The plaintiff had acquired a domicile in Cambridge, and the issue of fact was whether he had abandoned this domicile, and acquired another in Greenland, New Hampshire. The plaintiff contended that he had changed his domicile from Cambridge to Greenland "on or about the month of October of the year 1881." The court rightly excluded the evidence that the plaintiff, in the autumn of 1880, declined to accept a nomination for the common council of the city of Cambridge, or to serve if elected, "on the ground that he had no connection with or interest in the affairs of Cambridge." Such evidence, if admissible under any circumstances, could only be admissible upon the question whether at that time he was domiciled in Cambridge; and this was not in dispute. As evidence that the plaintiff's interest in Cambridge was slight, and therefore that it was probable that he would some time break the connection, it is too indefinite and remote to be admitted as evidence to show that he afterwards actually abandoned his domicile in Cambridge, and acquired another in Greenland.

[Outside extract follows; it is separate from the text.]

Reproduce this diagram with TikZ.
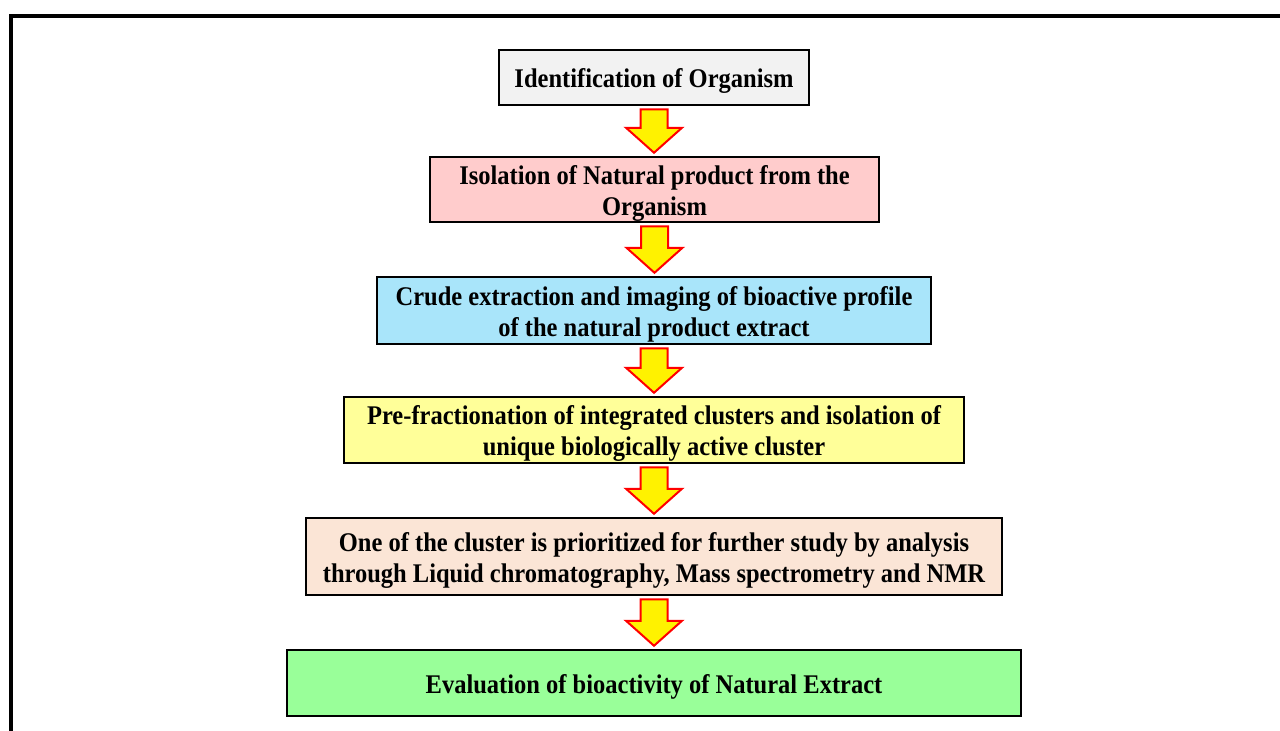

The second exception is to the exclusion of the statement made by the plaintiff, upon the farm of Greenland, in November, 1881, to the superintendent, when giving him instructions in regard to work to be done upon the farm. The statement was "that he had now made Greenland his residence and domicile, and that he wished to be taxed there, and to vote there, and to become a citizen of the town, and that he had left Cambridge as a resident."